Possible members of the risk council could include the secretary of the Treasury, chairman of the board of directors of the Federal Reserve, chairman of the Securities and Exchange Commission, chairman of the Commodity Futures Trading Commission and chairman of the Federal Deposit Insurance Corp.

"The consensus is that there needs to be somebody thinking about these issues on a standing basis," Lukken said.

"It has become increasingly obvious, particularly during the recent financial crisis, that the current bifurcated approach to securities and futures regulation is outdated and in need of overhaul," said SEC Commissioner Elisse Walter during the SEC-CFTC joint meetings on regulation harmonization held last month. "Splitting the regulation of securities markets and the futures markets between two agencies makes it very difficult for either agency to have comprehensive oversight of our financial markets. Regulatory cooperation is absolutely essential if we are to come as close as possible to consolidated real-time information over markets that have become highly interrelated in recent years. That knowledge is necessary if our respective agencies are going to be able to prevent market manipulation, fraud and other abuses effectively.

"To put it simply, you cannot regulate what you cannot see," she said.

Another logical and much-discussed idea is the merger of the SEC and the CFTC, but political insiders laugh at the notion that the Congressional oversight committees of these agencies would be willing to give up or share their power.

The House Financial Services Committee, chaired by Rep. Barney Frank (D-Mass.), oversees the SEC, while the House Agriculture Committee, chaired by Rep. Collin Peterson (D-Minn.), oversees the CFTC.

"Eight months ago, this was considered the low-hanging fruit in Congress. Now it's not even in the bill," said Jeffrey Brown, senior vice president of the office of legislative and regulatory affairs at Charles Schwab & Co.

There are 46 members of Congress on the agriculture committee and 71 on the financial services committee, and many of them have fought long and hard to be there. The prestige of being on such an authoritative committee is often a major factor in receiving campaign contributions, Brown said.
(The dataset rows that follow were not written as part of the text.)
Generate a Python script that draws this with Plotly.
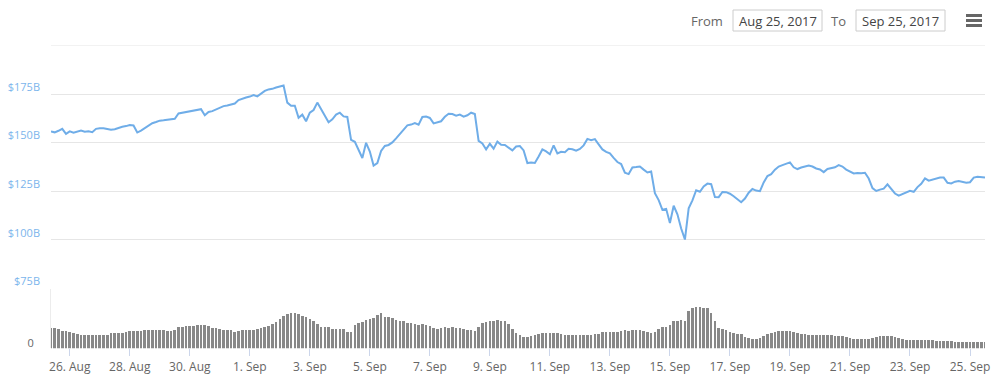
import pandas as pd
import plotly.graph_objects as go

# ---- data (3-hourly, from 25 Aug 2017 09:00 to 25 Sep 2017 12:00) ----
start_time = "2017-08-25 09:00"
n_points = 250

market_cap_b = [
    155.8, 155.3, 156.1, 157.1, 154.5, 155.8, 155.1, 155.6, 156.2, 155.6,
    155.8, 155.4, 157.1, 157.4, 157.4, 157.0, 156.6, 156.9, 157.6, 158.2,
    158.5, 159.1, 158.8, 155.2, 156.2, 157.5, 158.9, 160.0, 160.6, 161.3,
    161.5, 161.8, 162.0, 162.3, 165.0, 165.4, 165.7, 165.9, 166.3, 166.9,
    167.2, 164.1, 165.8, 166.2, 167.2, 167.9, 168.8, 169.1, 169.5, 170.1,
    171.9, 172.7, 173.2, 173.7, 174.5, 173.8, 175.3, 176.6, 177.4, 177.7,
    178.4, 179.1, 179.4, 170.6, 169.0, 169.0, 162.8, 164.4, 161.0, 165.4,
    166.8, 170.6, 167.2, 164.1, 160.5, 162.0, 164.4, 165.4, 163.5, 163.2,
    151.4, 150.4, 146.0, 142.1, 149.9, 145.4, 138.2, 139.5, 145.7, 148.3,
    148.8, 150.1, 152.2, 154.5, 157.1, 158.9, 159.3, 160.1, 159.2, 163.2,
    163.4, 162.7, 159.9, 160.3, 161.0, 163.3, 164.9, 164.7, 163.9, 164.4,
    163.4, 164.1, 165.4, 164.7, 150.9, 149.6, 146.5, 149.4, 146.9, 150.5,
    148.9, 148.8, 147.3, 146.0, 148.0, 148.2, 146.0, 139.5, 139.8, 139.5,
    142.9, 146.5, 145.5, 144.0, 148.6, 144.4, 145.3, 145.1, 146.8, 146.6,
    145.8, 146.7, 148.6, 151.9, 151.2, 151.8, 149.1, 146.5, 145.2, 144.5,
    142.1, 140.0, 139.0, 134.5, 133.8, 137.2, 137.4, 137.7, 136.1, 134.6,
    135.1, 124.0, 120.4, 115.4, 115.9, 108.6, 117.5, 113.1, 105.8, 100.1,
    116.2, 120.3, 125.5, 124.7, 127.4, 128.9, 128.6, 122.0, 121.9, 124.6,
    124.5, 123.7, 122.4, 120.6, 119.3, 121.2, 124.2, 126.1, 125.3, 125.0,
    129.5, 132.8, 133.8, 136.1, 137.7, 138.4, 139.0, 139.8, 137.3, 136.4,
    137.2, 137.8, 138.2, 137.7, 136.7, 136.2, 134.8, 136.4, 136.8, 137.3,
    138.4, 137.7, 136.1, 135.0, 134.1, 134.4, 134.2, 134.5, 131.5, 126.6,
    125.1, 125.8, 126.3, 128.5, 126.0, 123.8, 122.7, 123.6, 124.5, 125.2,
    124.7, 127.1, 128.8, 131.6, 130.4, 131.0, 131.3, 132.0, 132.0, 129.3,
    129.0, 129.9, 130.2, 129.8, 129.4, 129.6, 132.0, 132.4, 132.3, 132.0,
]

volume_b = [
    2.06, 2.06, 2.00, 1.80, 1.77, 1.65, 1.55, 1.50, 1.35, 1.33,
    1.33, 1.35, 1.33, 1.35, 1.33, 1.40, 1.55, 1.57, 1.57, 1.60,
    1.65, 1.77, 1.77, 1.75, 1.77, 1.90, 1.93, 1.85, 1.92, 1.90,
    1.88, 1.77, 1.75, 1.90, 2.17, 2.15, 2.25, 2.33, 2.33, 2.35,
    2.43, 2.43, 2.30, 2.07, 2.07, 2.02, 1.93, 1.93, 1.85, 1.67,
    1.75, 1.90, 1.90, 1.90, 1.92, 2.00, 2.07, 2.15, 2.30, 2.50,
    2.70, 3.00, 3.25, 3.45, 3.57, 3.55, 3.45, 3.33, 3.20, 3.00,
    2.80, 2.50, 2.23, 2.20, 2.15, 2.03, 2.00, 1.97, 1.95, 1.70,
    1.67, 2.40, 2.55, 2.65, 2.85, 3.00, 3.05, 3.40, 3.57, 3.20,
    3.15, 3.05, 2.90, 2.80, 2.77, 2.60, 2.55, 2.48, 2.43, 2.45,
    2.38, 2.25, 2.10, 2.00, 2.05, 2.15, 2.10, 2.15, 2.10, 2.07,
    1.95, 1.83, 1.83, 1.75, 2.20, 2.57, 2.70, 2.80, 2.83, 2.87,
    2.83, 2.83, 2.50, 1.95, 1.60, 1.35, 1.20, 1.17, 1.25, 1.40,
    1.48, 1.55, 1.57, 1.60, 1.60, 1.55, 1.48, 1.42, 1.40, 1.40,
    1.37, 1.40, 1.40, 1.40, 1.38, 1.43, 1.50, 1.65, 1.67, 1.67,
    1.70, 1.68, 1.80, 1.83, 1.75, 1.83, 1.88, 1.83, 1.78, 1.65,
    1.60, 1.63, 2.00, 2.17, 2.20, 2.35, 2.83, 2.83, 2.85, 2.80,
    3.80, 4.05, 4.17, 4.17, 4.10, 4.10, 3.60, 2.80, 2.10, 1.95,
    1.85, 1.70, 1.60, 1.50, 1.43, 1.20, 1.05, 1.00, 1.00, 1.05,
    1.25, 1.43, 1.55, 1.65, 1.75, 1.77, 1.82, 1.77, 1.65, 1.53,
    1.50, 1.45, 1.35, 1.35, 1.33, 1.35, 1.33, 1.33, 1.35, 1.30,
    1.32, 1.25, 1.20, 1.05, 1.00, 1.00, 0.95, 1.00, 1.00, 1.05,
    1.20, 1.23, 1.23, 1.23, 1.25, 1.20, 1.05, 0.95, 0.90, 0.90,
    0.90, 0.92, 0.88, 0.90, 0.85, 0.85, 0.78, 0.77, 0.77, 0.75,
    0.77, 0.72, 0.67, 0.68, 0.65, 0.67, 0.70, 0.70, 0.70, 0.68,
]

price_tick_vals = [75, 100, 125, 150, 175]
price_tick_text = ["$75B", "$100B", "$125B", "$150B", "$175B"]
price_top = 200

times = pd.date_range(start_time, periods=n_points, freq="3h")

FONT = "Open Sans, DejaVu Sans, sans-serif"
W, H, L, R = 1000, 376, 51, 15
PW = W - L - R

fig = go.Figure()

fig.add_trace(go.Bar(
    x=times, y=volume_b, xaxis="x", yaxis="y2",
    marker=dict(color="#888888", line=dict(width=0)),
    width=3 * 3600 * 1000 * 0.7,
    hoverinfo="skip", showlegend=False,
))

fig.add_trace(go.Scatter(
    x=times, y=market_cap_b, xaxis="x", yaxis="y",
    mode="lines", line=dict(color="#6fade8", width=2),
    showlegend=False,
))

fig.update_layout(
    width=W, height=H,
    margin=dict(l=L, r=R, t=0, b=0, autoexpand=False),
    paper_bgcolor="white", plot_bgcolor="white",
    font=dict(family=FONT, size=11, color="#666666"),
    bargap=0,
    xaxis=dict(
        type="date", anchor="y2",
        range=["2017-08-25 09:00", "2017-09-25 12:00"],
        tick0="2017-08-26", dtick=2 * 86400000,
        tickformat="%-d. %b",
        ticks="outside", ticklen=7, tickcolor="#ccd6eb", tickwidth=1,
        showgrid=False, zeroline=False, showline=False,
        tickfont=dict(size=12, color="#666666", family=FONT),
    ),
    yaxis=dict(
        domain=[1 - 288.3 / H, 1 - 45.5 / H],
        range=[75, price_top],
        tickvals=price_tick_vals, ticktext=price_tick_text,
        showgrid=True, gridcolor="#e6e6e6", gridwidth=1,
        zeroline=False, showline=False, ticks="",
        tickfont=dict(size=11, color="#7cb5ec", family=FONT),
        ticklabelshift=-7, ticklabelstandoff=10,
    ),
    yaxis2=dict(
        domain=[1 - 348.3 / H, 1 - 288.6 / H],
        range=[0, 6],
        tickvals=[0], ticktext=["0"],
        showgrid=False, zeroline=False,
        showline=True, linecolor="#ececec", linewidth=1,
        ticks="",
        tickfont=dict(size=11, color="#666666", family=FONT),
        ticklabelshift=-5, ticklabelstandoff=14,
    ),
)

# ---- top gridline, range-input toolbar (From / To boxes, menu icon) ----
shapes = [
    dict(type="line", xref="paper", yref="y", x0=0, x1=1,
         y0=price_top, y1=price_top, line=dict(color="#e6e6e6", width=1)),
    dict(type="rect", xref="paper", yref="paper",
         x0=(733 - L) / PW, x1=(822 - L) / PW,
         y0=1 - 31 / H, y1=1 - 10 / H,
         line=dict(color="#cccccc", width=1), fillcolor="white"),
    dict(type="rect", xref="paper", yref="paper",
         x0=(856 - L) / PW, x1=(945 - L) / PW,
         y0=1 - 31 / H, y1=1 - 10 / H,
         line=dict(color="#cccccc", width=1), fillcolor="white"),
]
for yy in (15.5, 20.5, 25.5):
    shapes.append(dict(type="line", xref="paper", yref="paper",
                       x0=(966 - L) / PW, x1=(982 - L) / PW,
                       y0=1 - yy / H, y1=1 - yy / H,
                       line=dict(color="#666666", width=3)))
fig.update_layout(shapes=shapes)

annotations = [
    dict(text="From", x=(725 - L) / PW, y=1 - 20.5 / H, xanchor="right",
         yanchor="middle", showarrow=False, xref="paper", yref="paper",
         font=dict(size=13, color="#666666", family=FONT)),
    dict(text="Aug 25, 2017", x=(777.5 - L) / PW, y=1 - 20.5 / H,
         xanchor="center", yanchor="middle", showarrow=False,
         xref="paper", yref="paper",
         font=dict(size=13, color="#444444", family=FONT)),
    dict(text="To", x=(848 - L) / PW, y=1 - 20.5 / H, xanchor="right",
         yanchor="middle", showarrow=False, xref="paper", yref="paper",
         font=dict(size=13, color="#666666", family=FONT)),
    dict(text="Sep 25, 2017", x=(900.5 - L) / PW, y=1 - 20.5 / H,
         xanchor="center", yanchor="middle", showarrow=False,
         xref="paper", yref="paper",
         font=dict(size=13, color="#444444", family=FONT)),
]
fig.update_layout(annotations=annotations)

fig.write_html(
    "out.html",
    config={"displayModeBar": False},
    post_script="document.body.style.margin='0px';document.body.style.overflow='hidden';",
)
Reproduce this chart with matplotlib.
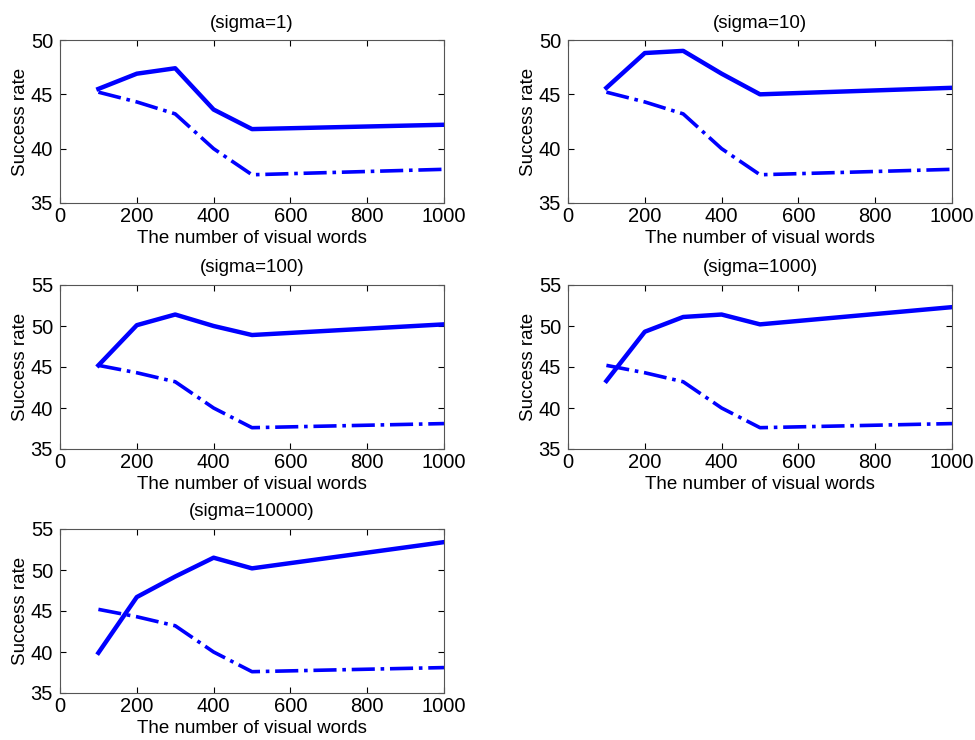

"When people say merger, they really mean takeover," Lukken said. "There are significant differences between the two agencies that must be reconciled. A simple merger is not enough. Even if you put them under one roof, the tensions would still exist."

In an ideal world, lawmakers would be able to put these political squabbles behind them and focus on real regulatory reform, Lukken said.

"I think we should burn both to the ground and really think about what a regulator should be," he said.

In lieu of merging the two agencies, Congress has dampened down the discussion to focus on the harmonization of the two agencies. The SEC and CFTC have agreed to a memorandum of understanding and have held joint meetings to reach a common ground and clear up some of their many differences.

"The underlying statutes of the two agencies are very different," said Erik Sirri, a professor of finance at Babson College and the former director of the SEC's division of market regulation. "The SEC is retail and investor oriented, while the CFTC is about prices, futures and shifting risk."

As separate agencies, the SEC and CFTC divide regulatory jurisdiction as follows: The SEC regulates financial markets-including stocks, bonds, mutual funds, hedge funds, securities-based swaps, securities indexes, U.S. government debt and interest rates-while the CFTC regulates physical commodities like wheat, natural gas, copper and commodities-based derivatives.

This all seemed pretty straightforward until market innovators, doing what they do best, started creating derivative instruments that mixed a variety of swaps and danced across jurisdictional lines. Regulators weren't sure who was responsible for what, and because they weren't communicating with each other, these products fell into a magical regulatory no man's land.

"As financial products become increasingly indistinguishable in economic function and purpose, it is very difficult to determine their correct regulatory treatment," Walter said. "Agency disputes over products that straddle regulatory boundaries serve neither the interests of investors nor the efficiency and competitiveness of our financial markets. The time has definitely come for our two agencies to not only work together, but to successfully harmonize our regulatory regimes where differences are not justified."

Political capital is a finite resource, and if the Democrats in Congress are able to succeed in reforming healthcare, many financial leaders say the merger plans for the SEC and CFTC could surface again.